All right. You asked.
>- They are secondary source works
This means that original research and criticism doesn't belong. To me,
that means that material should really be sourced back to topical
surveys rather than original documents, because of the need for balance.
Therefore, for example, in areas of music, art, literature, theater,
and film, we should be drawing to a considerable degree from the reviews
and criticism written by other authorities rather than doing our own.
For an encyclopedic article, the ideal footnote for an article about a
film is not the film itself, but rather a book or magazine article about
the film. This, among other things, helps with NPOV, and makes sure
that we are a summary of human knowledge rather than having a strange
and wonderful new perspective on something.
>- They are comprehensible to a lay person;
For the most part we are OK on this, though there are some mathematics
and philosophy articles that push it. Douglas R. Hofsteader, Asimov,
and Sagan, despite their many critics, all have the allegorical style of
writing that must be adopted when explaining complex scientific subjects
to the uninitiated. They all value ease of comprehension over rigor,
and we should too.
>- They are edited for a certain uniformity of style
and content across
>articles;
I believe that this remains the largest problem area, encyclopedically
speaking. We lack uniformity across articles. Now, some of this will
naturally improve with time, but it will never totally correct itself
without greater effort. The various & sundry WikiProjects have helped
enormously with this, and those who have participated are to be
commended. However, this is where there should be some judicious
merging and editing of some of the overdone contemporary culture
articles, and where the unencyclopedic articles should be dropped so
that the criteria for inclusion are reasonably uniform. Without getting
into disputed ground, it is fair to say that we need to have more on
Dominco Scarlatti than on Phish; more on J.S. Bach than F. Joseph Haydn;
and at least as much on John Steinbeck as J.R.R. Tolkien. What we
have instead is the mantra of Wikipedia Is Not Paper which, while true,
has undermined any sort of effort for consistency of treatment.

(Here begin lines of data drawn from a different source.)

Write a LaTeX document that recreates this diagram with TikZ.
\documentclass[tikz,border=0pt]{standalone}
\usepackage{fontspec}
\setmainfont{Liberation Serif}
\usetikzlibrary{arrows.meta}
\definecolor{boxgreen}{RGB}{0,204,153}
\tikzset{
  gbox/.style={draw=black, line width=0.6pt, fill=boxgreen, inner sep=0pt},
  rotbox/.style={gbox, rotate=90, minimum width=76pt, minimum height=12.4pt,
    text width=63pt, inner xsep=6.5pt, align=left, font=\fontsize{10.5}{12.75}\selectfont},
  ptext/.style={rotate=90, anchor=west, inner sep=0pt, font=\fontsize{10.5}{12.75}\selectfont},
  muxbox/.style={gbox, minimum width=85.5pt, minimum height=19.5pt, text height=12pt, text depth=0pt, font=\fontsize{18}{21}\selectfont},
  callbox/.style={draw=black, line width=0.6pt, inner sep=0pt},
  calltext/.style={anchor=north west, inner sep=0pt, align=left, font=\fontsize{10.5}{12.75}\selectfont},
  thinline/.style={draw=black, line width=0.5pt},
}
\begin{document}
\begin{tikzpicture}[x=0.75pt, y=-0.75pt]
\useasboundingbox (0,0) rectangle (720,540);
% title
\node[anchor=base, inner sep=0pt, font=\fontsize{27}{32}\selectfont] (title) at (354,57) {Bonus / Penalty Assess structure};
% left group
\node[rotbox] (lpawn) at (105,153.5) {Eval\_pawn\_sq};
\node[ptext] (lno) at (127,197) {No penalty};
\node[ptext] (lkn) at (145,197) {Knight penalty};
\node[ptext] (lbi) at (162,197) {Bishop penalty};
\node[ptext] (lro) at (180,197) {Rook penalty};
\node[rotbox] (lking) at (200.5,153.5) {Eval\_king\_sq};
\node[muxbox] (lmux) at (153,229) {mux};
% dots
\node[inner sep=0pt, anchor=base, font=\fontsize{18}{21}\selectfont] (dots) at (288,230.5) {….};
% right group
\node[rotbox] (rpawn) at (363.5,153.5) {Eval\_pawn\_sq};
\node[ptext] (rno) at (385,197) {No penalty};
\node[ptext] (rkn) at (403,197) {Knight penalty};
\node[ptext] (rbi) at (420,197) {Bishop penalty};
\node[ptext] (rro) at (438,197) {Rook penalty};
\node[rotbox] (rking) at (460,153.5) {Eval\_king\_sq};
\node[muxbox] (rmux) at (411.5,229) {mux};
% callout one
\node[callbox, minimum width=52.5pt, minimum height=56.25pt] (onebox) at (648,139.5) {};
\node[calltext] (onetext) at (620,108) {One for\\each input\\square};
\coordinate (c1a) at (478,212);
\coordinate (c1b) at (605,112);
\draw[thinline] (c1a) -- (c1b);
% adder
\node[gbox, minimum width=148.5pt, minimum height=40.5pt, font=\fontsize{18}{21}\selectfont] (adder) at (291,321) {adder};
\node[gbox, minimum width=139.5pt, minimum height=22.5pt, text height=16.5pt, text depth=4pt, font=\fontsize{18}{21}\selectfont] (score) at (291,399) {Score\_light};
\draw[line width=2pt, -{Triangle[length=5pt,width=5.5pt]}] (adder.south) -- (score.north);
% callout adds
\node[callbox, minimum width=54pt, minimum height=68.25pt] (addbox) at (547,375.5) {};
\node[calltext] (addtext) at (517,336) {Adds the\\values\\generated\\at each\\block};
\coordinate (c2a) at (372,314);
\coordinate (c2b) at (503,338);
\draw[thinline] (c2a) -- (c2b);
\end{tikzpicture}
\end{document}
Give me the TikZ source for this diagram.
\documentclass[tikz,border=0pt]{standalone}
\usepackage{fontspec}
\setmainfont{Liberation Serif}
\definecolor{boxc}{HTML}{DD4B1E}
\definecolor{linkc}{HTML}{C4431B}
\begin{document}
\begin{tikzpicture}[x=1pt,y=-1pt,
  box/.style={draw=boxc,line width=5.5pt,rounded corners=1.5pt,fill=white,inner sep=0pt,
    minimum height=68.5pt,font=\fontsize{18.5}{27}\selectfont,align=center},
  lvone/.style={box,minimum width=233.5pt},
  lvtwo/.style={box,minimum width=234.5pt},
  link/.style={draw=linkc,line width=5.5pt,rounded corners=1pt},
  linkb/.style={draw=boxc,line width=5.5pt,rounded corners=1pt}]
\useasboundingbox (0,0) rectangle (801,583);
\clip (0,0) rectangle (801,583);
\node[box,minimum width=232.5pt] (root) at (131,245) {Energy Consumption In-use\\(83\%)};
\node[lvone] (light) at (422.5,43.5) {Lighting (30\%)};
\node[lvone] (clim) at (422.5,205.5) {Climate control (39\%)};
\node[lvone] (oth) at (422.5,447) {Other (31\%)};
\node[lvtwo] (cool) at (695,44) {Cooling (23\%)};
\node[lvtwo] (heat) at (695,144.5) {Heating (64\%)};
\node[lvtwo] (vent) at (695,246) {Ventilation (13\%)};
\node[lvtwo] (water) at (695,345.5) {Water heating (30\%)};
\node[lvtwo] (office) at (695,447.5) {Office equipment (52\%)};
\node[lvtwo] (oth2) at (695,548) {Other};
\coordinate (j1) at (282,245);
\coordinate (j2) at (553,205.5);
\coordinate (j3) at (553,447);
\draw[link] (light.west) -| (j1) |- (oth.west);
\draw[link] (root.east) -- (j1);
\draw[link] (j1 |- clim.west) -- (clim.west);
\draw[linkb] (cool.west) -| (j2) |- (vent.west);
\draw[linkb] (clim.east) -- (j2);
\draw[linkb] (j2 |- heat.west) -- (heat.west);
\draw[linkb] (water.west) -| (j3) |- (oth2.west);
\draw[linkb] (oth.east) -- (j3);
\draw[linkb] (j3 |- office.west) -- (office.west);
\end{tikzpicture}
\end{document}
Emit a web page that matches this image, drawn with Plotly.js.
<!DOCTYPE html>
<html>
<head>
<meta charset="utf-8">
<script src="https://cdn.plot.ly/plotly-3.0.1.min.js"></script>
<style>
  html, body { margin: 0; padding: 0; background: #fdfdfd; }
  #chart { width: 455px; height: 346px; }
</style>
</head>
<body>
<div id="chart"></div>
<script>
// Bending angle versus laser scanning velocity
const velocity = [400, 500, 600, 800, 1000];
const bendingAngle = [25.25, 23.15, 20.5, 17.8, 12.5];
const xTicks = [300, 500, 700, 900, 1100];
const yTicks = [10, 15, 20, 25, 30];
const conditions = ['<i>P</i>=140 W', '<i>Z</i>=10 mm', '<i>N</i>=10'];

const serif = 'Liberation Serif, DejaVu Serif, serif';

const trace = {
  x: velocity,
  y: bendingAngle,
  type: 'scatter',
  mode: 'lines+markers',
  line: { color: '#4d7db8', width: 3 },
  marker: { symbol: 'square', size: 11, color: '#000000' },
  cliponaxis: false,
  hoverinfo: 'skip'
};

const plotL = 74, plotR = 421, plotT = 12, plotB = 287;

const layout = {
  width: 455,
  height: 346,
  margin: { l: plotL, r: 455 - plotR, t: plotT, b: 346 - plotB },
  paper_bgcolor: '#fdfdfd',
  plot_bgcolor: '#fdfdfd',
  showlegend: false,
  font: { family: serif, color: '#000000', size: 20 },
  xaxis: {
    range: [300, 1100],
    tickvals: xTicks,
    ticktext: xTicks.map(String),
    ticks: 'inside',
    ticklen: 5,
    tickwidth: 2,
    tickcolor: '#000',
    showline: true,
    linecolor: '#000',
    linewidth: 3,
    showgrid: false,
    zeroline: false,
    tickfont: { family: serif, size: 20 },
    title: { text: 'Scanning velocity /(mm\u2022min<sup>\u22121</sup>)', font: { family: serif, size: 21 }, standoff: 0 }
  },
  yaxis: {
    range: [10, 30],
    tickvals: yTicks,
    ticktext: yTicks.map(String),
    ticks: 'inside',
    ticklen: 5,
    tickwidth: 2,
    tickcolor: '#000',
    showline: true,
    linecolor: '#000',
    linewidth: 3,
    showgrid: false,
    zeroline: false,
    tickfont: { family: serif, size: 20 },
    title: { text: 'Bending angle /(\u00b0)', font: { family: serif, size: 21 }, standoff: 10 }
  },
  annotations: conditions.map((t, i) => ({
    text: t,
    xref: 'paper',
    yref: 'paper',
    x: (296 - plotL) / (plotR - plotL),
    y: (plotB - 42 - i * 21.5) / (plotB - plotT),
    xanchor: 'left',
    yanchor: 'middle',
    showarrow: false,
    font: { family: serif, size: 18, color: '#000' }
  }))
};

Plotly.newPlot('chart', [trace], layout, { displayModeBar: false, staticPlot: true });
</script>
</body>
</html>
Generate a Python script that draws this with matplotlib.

>- They cover topics that in nearly all cases can be
checked and
>researched further in any undergraduate college library
Many of the affectatious articles added on whims cannot; persons with
local and ephemeral fame cannot be researched outside of the area where
they were prominent, nor can obscure pop culture figures from decades past.
- They are
editorial in nature, that is, they are not mere
aggregations
>of data such as sports scores or stock prices
Well, that describes some of the Rambot entries where they have not been
updated, and there are a handful of articles about CDs and so on that
aren't much more than track listings.
>- They serve a specific niche in a reference
collection, with other
>publications having related roles.
And last, the sense of Wikipedia as having a certain role, that is
shared with other works that are better for their specific purposes, is
a view that is not widely held. It is, at present, a dumping ground for
whatever article anyone wishes to write. That's a start. Maybe that's
OK in the long run too, if that's what we want. But it is most
assuredly not what makes a good encyclopedia.